The researchers and young people on this collaborative project focused on what they saw as the most important criteria in You’re Welcome, as well as the “gaps”, when developing themes they felt should be part of a “young people friendly” assessment framework.

The importance of doctors and nurses showing an interest in the lives of young people as patients was highlighted, and the need for professionals to be sensitive to what was going on for them, such as “not trying to change our medication just before we were about to sit exams at college.”

The framework could serve as a resource for other services to take forward with their own young people’s forums, enabling an extension of criteria and development of a more comprehensive framework that is relevant to other specific settings.

The Royal College of Paediatrics and Child Health (RCPCH) has also collaborated with the NHS Confederation to produce Involving Children and Young People in Health Services, available here.

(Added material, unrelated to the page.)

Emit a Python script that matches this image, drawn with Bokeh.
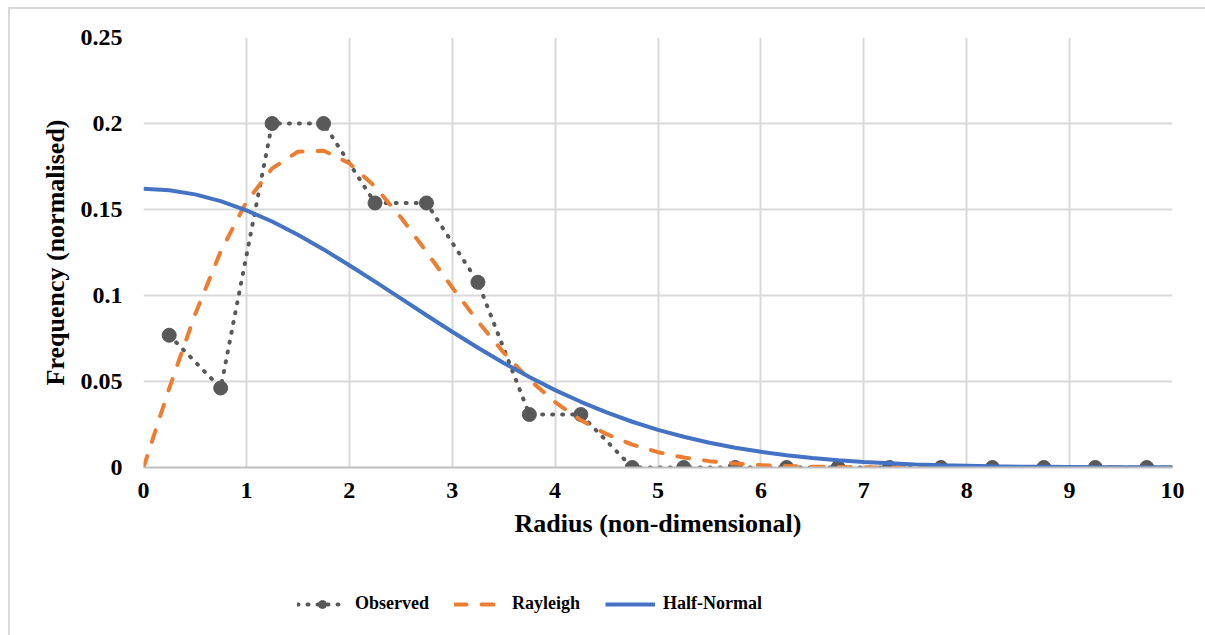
from bokeh.plotting import figure
from bokeh.layouts import column
from bokeh.models import Range1d, FixedTicker, CustomJSTickFormatter, Legend, LegendItem
from bokeh.embed import file_html
from bokeh.resources import INLINE

# Observed histogram (bin centres, normalised frequency)
radius_bins = [0.25, 0.75, 1.25, 1.75, 2.25, 2.75, 3.25, 3.75, 4.25, 4.75,
               5.25, 5.75, 6.25, 6.75, 7.25, 7.75, 8.25, 8.75, 9.25, 9.75]
observed = [0.0769, 0.0462, 0.2, 0.2, 0.1538, 0.1538, 0.1077, 0.0308, 0.0308, 0.0,
            0.0, 0.0, 0.0, 0.0, 0.0, 0.0, 0.0, 0.0, 0.0, 0.0]

# Fitted curves sampled along the radius
curve_x = [0.0, 0.25, 0.5, 0.75, 1.0, 1.25, 1.5, 1.75, 2.0, 2.25, 2.5, 2.75, 3.0,
           3.25, 3.5, 3.75, 4.0, 4.25, 4.5, 4.75, 5.0, 5.25, 5.5, 5.75, 6.0, 6.25,
           6.5, 6.75, 7.0, 7.25, 7.5, 7.75, 8.0, 8.25, 8.5, 8.75, 9.0, 9.25, 9.5,
           9.75, 10.0]
rayleigh = [0.0, 0.046, 0.0888, 0.1256, 0.1544, 0.1739, 0.1836, 0.1842, 0.1769,
            0.1633, 0.1455, 0.1254, 0.1047, 0.0849, 0.0668, 0.0511, 0.038, 0.0275,
            0.0194, 0.0133, 0.0089, 0.0058, 0.0037, 0.0023, 0.0014, 0.0008, 0.0005,
            0.0003, 0.0001, 0.0, 0.0, 0.0, 0.0, 0.0, 0.0, 0.0, 0.0, 0.0, 0.0, 0.0, 0.0]
half_normal = [0.162, 0.1612, 0.1588, 0.1549, 0.1495, 0.143, 0.1353, 0.1268, 0.1176,
               0.1081, 0.0983, 0.0885, 0.0789, 0.0696, 0.0608, 0.0526, 0.045, 0.0382,
               0.0321, 0.0266, 0.0219, 0.0179, 0.0144, 0.0115, 0.0091, 0.0071, 0.0055,
               0.0042, 0.0032, 0.0024, 0.0018, 0.0013, 0.001, 0.0007, 0.0005, 0.0004,
               0.0003, 0.0002, 0.0001, 0.0001, 0.0001]

x_ticks = [0, 1, 2, 3, 4, 5, 6, 7, 8, 9, 10]
y_ticks = [0, 0.05, 0.1, 0.15, 0.2, 0.25]

series_names = ["Observed", "Rayleigh", "Half-Normal"]

FONT = "Liberation Serif"
OBS_COLOR = "#595959"
RAY_COLOR = "#ED7D31"
HN_COLOR = "#4472C4"
EDGE = "#d9d9d9"

obs_line_style = dict(line_color=OBS_COLOR, line_width=4, line_dash="1 9", line_cap="round")
obs_pt_style = dict(size=14, fill_color=OBS_COLOR, line_color=OBS_COLOR)
ray_style = dict(line_color=RAY_COLOR, line_width=4, line_dash="12 15", line_cap="round")
hn_style = dict(line_color=HN_COLOR, line_width=4)

W = 1195

# ---- main chart ----
p = figure(width=W, height=551,
           x_range=Range1d(0, 10), y_range=Range1d(0, 0.25),
           output_backend="svg", toolbar_location=None,
           min_border_left=133, min_border_right=W - 133 - 1029,
           min_border_top=28, min_border_bottom=93)
p.outline_line_color = None
p.background_fill_color = "white"
p.border_fill_color = "white"

p.xaxis.ticker = FixedTicker(ticks=x_ticks)
p.yaxis.ticker = FixedTicker(ticks=y_ticks)
p.yaxis.formatter = CustomJSTickFormatter(code="return tick.toString();")
p.xaxis.axis_label = "Radius (non-dimensional)"
p.yaxis.axis_label = "Frequency (normalised)"
for ax in (p.xaxis, p.yaxis):
    ax.major_tick_line_color = None
    ax.minor_tick_line_color = None
    ax.major_tick_out = 0
    ax.major_label_text_font = FONT
    ax.major_label_text_font_style = "bold"
    ax.major_label_text_font_size = "24px"
    ax.major_label_text_color = "black"
    ax.axis_label_text_font = FONT
    ax.axis_label_text_font_style = "bold"
    ax.axis_label_text_font_size = "26px"
    ax.axis_label_text_color = "black"
p.xaxis.axis_line_color = "#bfbfbf"
p.xaxis.axis_line_width = 2
p.yaxis.axis_line_color = None
p.xaxis.major_label_standoff = 15
p.xaxis.axis_label_standoff = 8
p.yaxis.major_label_standoff = 21
p.yaxis.axis_label_standoff = 8

p.xgrid.grid_line_color = EDGE
p.xgrid.grid_line_width = 2
p.ygrid.grid_line_color = EDGE
p.ygrid.grid_line_width = 2

p.line(radius_bins, observed, **obs_line_style)
p.scatter(radius_bins, observed, **obs_pt_style)
p.line(curve_x, rayleigh, **ray_style)
p.line(curve_x, half_normal, **hn_style)

# ---- legend strip below the chart ----
# key renderers hold one point outside the visible range, so only their legend glyphs show
leg = figure(width=W, height=75, x_range=Range1d(0, 1), y_range=Range1d(0, 1),
             output_backend="svg", toolbar_location=None,
             min_border=0, min_border_left=0, min_border_right=0,
             min_border_top=0, min_border_bottom=0)
leg.axis.visible = False
leg.grid.visible = False
leg.outline_line_color = None
leg.background_fill_color = "white"
leg.border_fill_color = "white"

off = [-10]
k_obs_line = leg.line(off, off, **obs_line_style)
k_obs_pts = leg.scatter(off, off, **obs_pt_style)
k_ray = leg.line(off, off, **ray_style)
k_hn = leg.line(off, off, **hn_style)

legend = Legend(
    items=[LegendItem(label=series_names[0], renderers=[k_obs_line, k_obs_pts]),
           LegendItem(label=series_names[1], renderers=[k_ray]),
           LegendItem(label=series_names[2], renderers=[k_hn])],
    orientation="horizontal", location=(154, 21),
    glyph_width=50, glyph_height=20, label_standoff=8, spacing=25,
    padding=0, margin=0, border_line_color=None, background_fill_alpha=0,
    label_text_font=FONT, label_text_font_style="bold",
    label_text_font_size="18px", label_text_color="black",
)
leg.add_layout(legend, "center")

layout = column(p, leg, spacing=0)
layout.margin = (7, 0, 0, 8)
layout.styles = {"border-top": f"2px solid {EDGE}", "border-left": f"2px solid {EDGE}"}

open("out.html", "w").write(file_html(layout, INLINE))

Developing quality standards for patient experience

NICE first published the Patient Experience in Adult NHS Services Quality Standard (QS15) in February 2012, here. However, a Patient Experience Network (PEN) report published in November 2014, Improving the Patient Experience of Children and Young People, here, pointed out that NICE’s quality standard left a significant gap. It failed to address the experiences of children, young people and families or carers, and recommended prioritising further research and focus by providers and commissioners, in collaboration with the public, on improving outcomes.

This report identified issues that were particularly important for children and young people, including:

  • communication

  • involvement in decisions

  • choice and control

  • recognising the impact on mental health of treatments

  • ensuring psychological support is offered to patients and carers across the pathway

  • support during the transition from children to adult services

  • consideration of how the services would look and feel to the person using them.

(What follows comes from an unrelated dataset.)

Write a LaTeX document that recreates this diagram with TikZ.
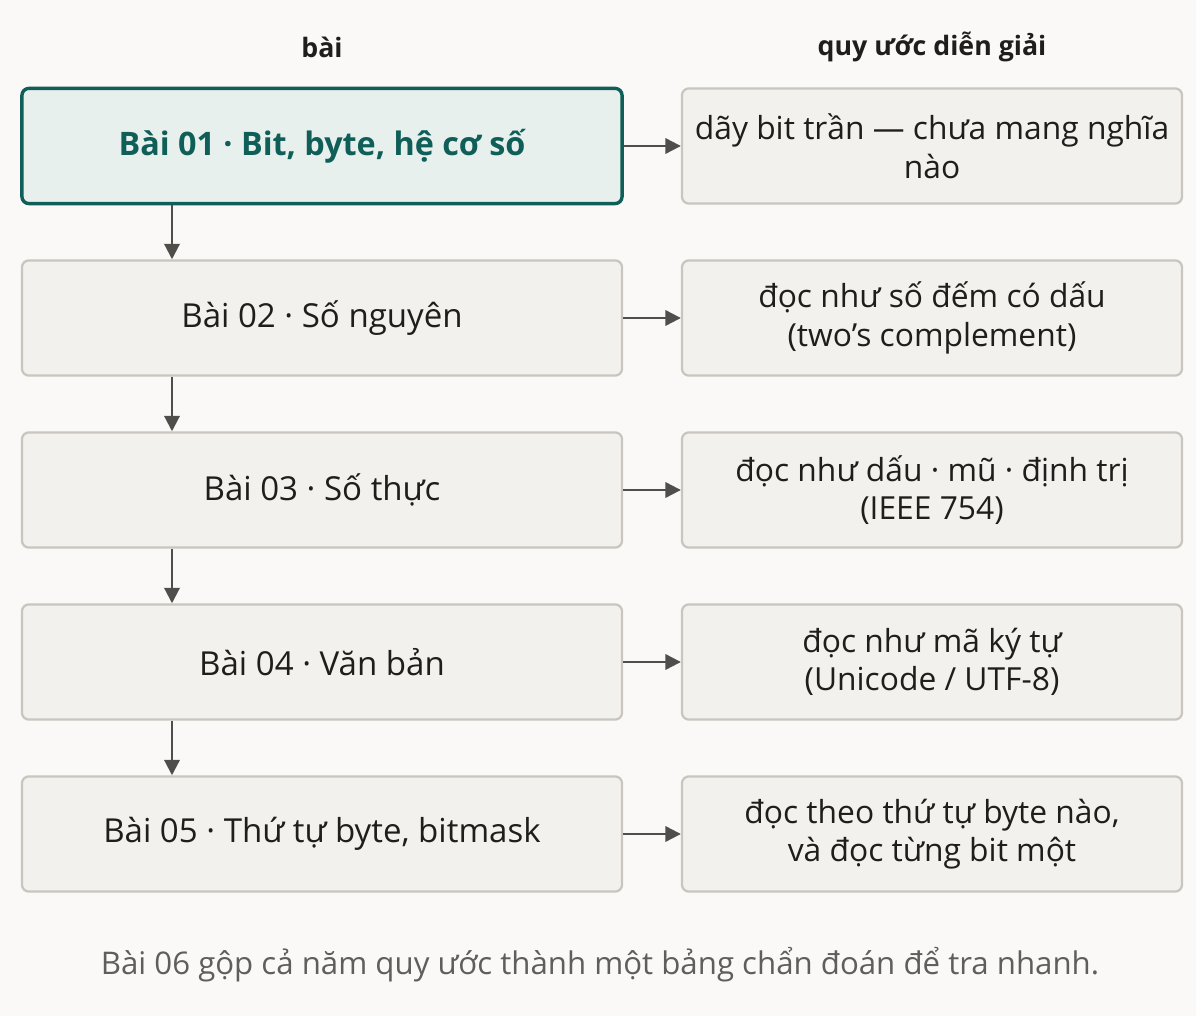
\documentclass[tikz,border=0pt]{standalone}
\usepackage{fontspec}
\setmainfont{Open Sans}
\usetikzlibrary{arrows.meta}

\definecolor{paper}{HTML}{FAF9F7}
\definecolor{boxfill}{HTML}{F2F1EE}
\definecolor{boxline}{HTML}{CAC6BF}
\definecolor{tealfill}{HTML}{E8F0EE}
\definecolor{tealline}{HTML}{0F5E57}
\definecolor{arrowgray}{HTML}{4F4E4A}
\definecolor{inkgray}{HTML}{1F1E1C}
\definecolor{notegray}{HTML}{5F5E5A}

\tikzset{
  lesson/.style={draw=boxline, fill=boxfill, line width=1.6pt, rounded corners=5pt,
    minimum width=15cm, minimum height=2.88cm, text=inkgray,
    font=\fontsize{23.5}{28}\selectfont},
  current/.style={lesson, draw=tealline, fill=tealfill, line width=2.4pt,
    text=tealline, font=\fontsize{23}{28}\selectfont\bfseries},
  reading/.style={lesson, minimum width=12.5cm, align=center, inner sep=1pt,
    font=\fontsize{22.6}{27.5}\selectfont},
  header/.style={font=\fontsize{19}{23}\selectfont\bfseries, text=inkgray},
  link/.style={draw=arrowgray, line width=1.6pt, -{Triangle[length=11pt,width=11pt]}}
}

\begin{document}
\begin{tikzpicture}[x=0.025cm, y=-0.025cm]
      % Paper and fixed frame
      \fill[paper] (0,0) rectangle (1196,1016);
      \useasboundingbox (0,0) rectangle (1196,1016);

      % Column headers
      \node[header] (hLesson) at (322,47) {bài};
      \node[header] (hReading) at (932,47) {quy ước diễn giải};

      % Lessons on the left
      \node[current] (b1) at (322,146) {Bài 01 · Bit, byte, hệ cơ số};
      \node[lesson] (b2) at (322,318) {Bài 02 · Số nguyên};
      \node[lesson] (b3) at (322,490) {Bài 03 · Số thực};
      \node[lesson] (b4) at (322,662) {Bài 04 · Văn bản};
      \node[lesson] (b5) at (322,834) {Bài 05 · Thứ tự byte, bitmask};

      % How the bits are read, on the right
      \node[reading] (r1) at (932,146) {dãy bit trần — chưa mang nghĩa\\nào};
      \node[reading] (r2) at (932,318) {đọc như số đếm có dấu\\(two’s complement)};
      \node[reading] (r3) at (932,490) {đọc như dấu · mũ · định trị\\(IEEE 754)};
      \node[reading] (r4) at (932,662) {đọc như mã ký tự\\(Unicode / UTF-8)};
      \node[reading] (r5) at (932,834) {đọc theo thứ tự byte nào,\\và đọc từng bit một};

      % Arrows down the lessons and across to the readings
      \foreach \i/\j in {1/2,2/3,3/4,4/5}
        \draw[link] (b\i.south -| 172,0) -- (b\j.north -| 172,0);
      \foreach \i in {1,...,5}
        \draw[link] (b\i.east) -- (r\i.west);

      % Closing note
      \node[font=\fontsize{22.2}{27}\selectfont, text=notegray] (note) at (600,965)
        {Bài 06 gộp cả năm quy ước thành một bảng chẩn đoán để tra nhanh.};
\end{tikzpicture}
\end{document}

This kind of research and online surveys of young people undertaken by the Association for Young People’s Health (AYPH), for the independent advisory group Children and Young People’s Health Outcomes Forum, have fed into NICE’s subsequent work on developing the guideline on improving young people’s experience of healthcare services.

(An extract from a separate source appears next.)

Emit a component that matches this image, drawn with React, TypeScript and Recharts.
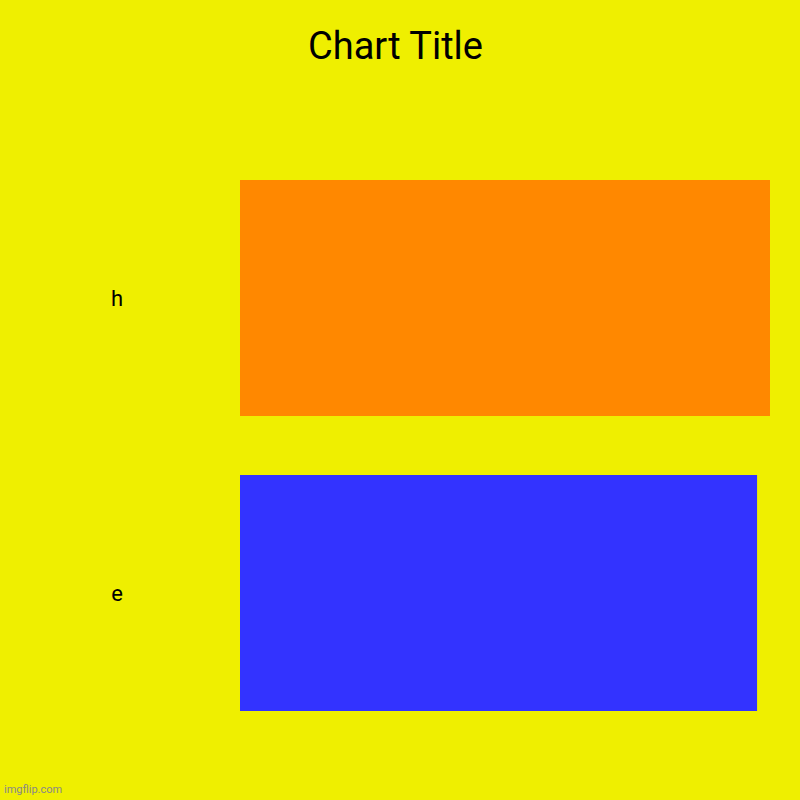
import React from 'react';
import { BarChart, Bar, XAxis, YAxis, Cell } from 'recharts';

const categories = ['h', 'e'];
const values = [41, 40];
const barColors = ['#ff8800', '#3333ff'];

const data = categories.map((name, i) => ({ name, value: values[i] }));

const BG = '#efef00';

const CategoryTick = (props: any) => {
    const { y, payload } = props;
    return (
        <text x={117} y={y} textAnchor="middle" dominantBaseline="central"
            fontFamily="Roboto" fontSize={22} fill="#000">
            {payload.value}
        </text>
    );
};

export default function App() {
    return (
        <div style={{ position: 'relative', width: 800, height: 800, background: BG, fontFamily: 'Roboto' }}>
            <style>{'body{margin:0}'}</style>
            <div style={{
                position: 'absolute', top: 27, left: 0, width: 791, textAlign: 'center',
                fontSize: 38, lineHeight: 1, color: '#000'
            }}>
                Chart Title
            </div>
            <BarChart
                width={800}
                height={800}
                data={data}
                layout="vertical"
                margin={{ top: 150.5, right: 30, bottom: 59.5, left: 0 }}
                barCategoryGap="10%"
            >
                <XAxis type="number" domain={[0, 'dataMax']} hide />
                <YAxis type="category" dataKey="name" width={240}
                    axisLine={false} tickLine={false} tick={<CategoryTick />} />
                <Bar dataKey="value" isAnimationActive={false}>
                    {data.map((d, i) => <Cell key={d.name} fill={barColors[i]} />)}
                </Bar>
            </BarChart>
            <div style={{
                position: 'absolute', left: 4, top: 784, fontSize: 11, lineHeight: 1, color: '#888'
            }}>
                imgflip.com
            </div>
        </div>
    );
}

Further evidence of what young people want in healthcare

A review, Children and Young People’s Views of Health Professionals in England, published in November 2010 in the Journal of Child Healthcare, here, analysed 31 research studies published between 2000 and early 2009 and found that: “Children and young people want health professionals to be familiar, accessible and available; to be informed and competent; to provide accessible information; to be a good communicator; to participate in care; to ensure privacy and confidentiality; and to demonstrate acceptance and empathy. It is noteworthy that over the nine years many studies repeated the same broad messages to health professionals.”

Subsequently, the Association for Young People’s Health (AYPH) sought young people’s views on involvement and feedback in healthcare in 2014, and the report on the results is here.

The Royal College of Paediatrics and Child Health (RCPCH) has also published analysis of data from its Children and Young People's Engagement and Health Policy teams in November 2018, and its report What Do Young People Want in the NHS Long Term Plan? here, showed their views including that the majority, at 31%, wanted to have youth-friendly services, including quick referrals, and staff trained in youth identities, such as being looked after, having a long-term condition or being an LGBT+ young person. Improved mental health support and being given skills for health also featured in the results.

The RCPCH and AYPH have acknowledged that the Government’s Long Term Plan, here, shows steps in the right direction. By 2028, the NHS in England will move to a 0–25 years service and towards service models for young people that offer person-centred and age-appropriate care.

School-age adolescents are receiving statutory health education from 2020 and measures to combat obesity have been prioritised.